Pre-Employment Screening – Background checks are vital to job referrals

Pre-Employment Screening – Background checks are vital to job referrals

Of all the categories of pre-employment background checks, previous employment poses the biggest concern for employers. This is because employment checks must cover work experience, job title, company details, salary and reasons for leaving.

Pre-employment screening: 1. “Stretched” work dates often hide unemployment

Applicants who seriously mislead prospective employers may, for example, seek to reduce – or eliminate entirely – long periods of unemployment or incarceration by “stretching” the dates of employment on their resumes, sometimes by years. As well as raising questions about what they were really doing during the period in question, it also casts doubt on the applicant’s honesty and integrity.

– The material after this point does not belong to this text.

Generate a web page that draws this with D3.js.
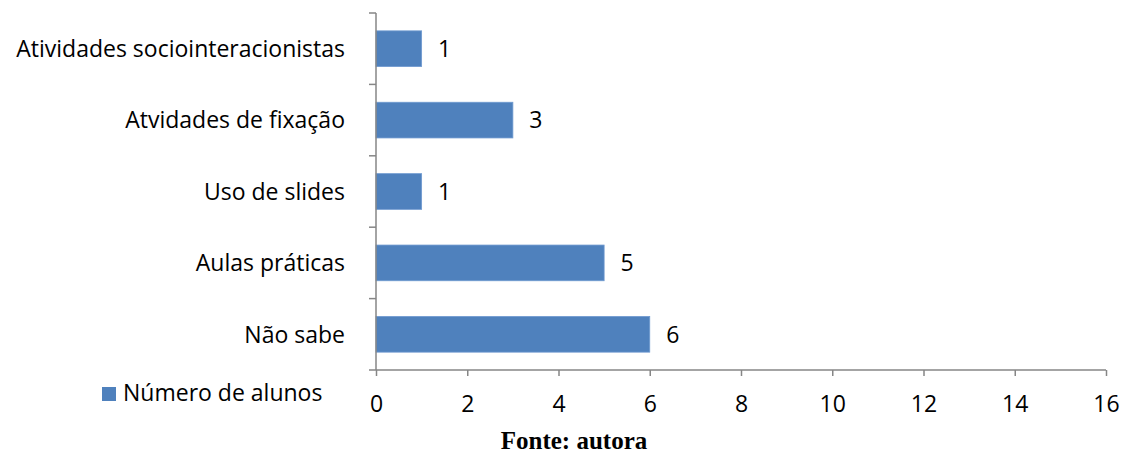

Other applicants will claim to work for companies that no longer exist and offer a reference from an employer that dates back to before that business closed. I have met others who set up websites for fake companies and who will wait at the end of the line for a verification call.

Pre-employment screening: 2. Reasons for leaving can hide the truth

Another area that employers increasingly need to scrutinize is the reasons for leaving, mainly due to increasing levels of redundancy. No one is proud of being laid off, let alone fired, which is why so many candidates will try to hide the real reasons they left their previous employer. It’s one thing not to state in your CV the reasons for leaving a post, and quite another to lie about it when asked. Even being fired in itself isn’t always necessarily detrimental to a candidate’s chances, but when a person lies about it, it certainly raises questions about their character.

And when it comes to providing current income, employees are increasingly benefiting from the fact that employers are no longer providing less and less information with standard references. In fact, most only provide dates of employment and job title. So employees allow themselves to inflate their salaries, thinking they can get away with such lies.

Pre-employment screening: 3. Positions can be a difficult area

When it comes to job titles, candidates play faster and looser with them than with any other aspect of a resume, but employers should also be aware that this is also a complex area from an HR perspective and one where real mistakes are made. Because of this, HR data systems may sometimes contain incorrect job titles, and such errors can only be detected by cross-checking.

Also, remember that in times of recession and unemployment, job seekers face a greater temptation to twist the truth to create more impressive resumes, and employee verification will prevent employers from hiring a person who is not what they appear to be.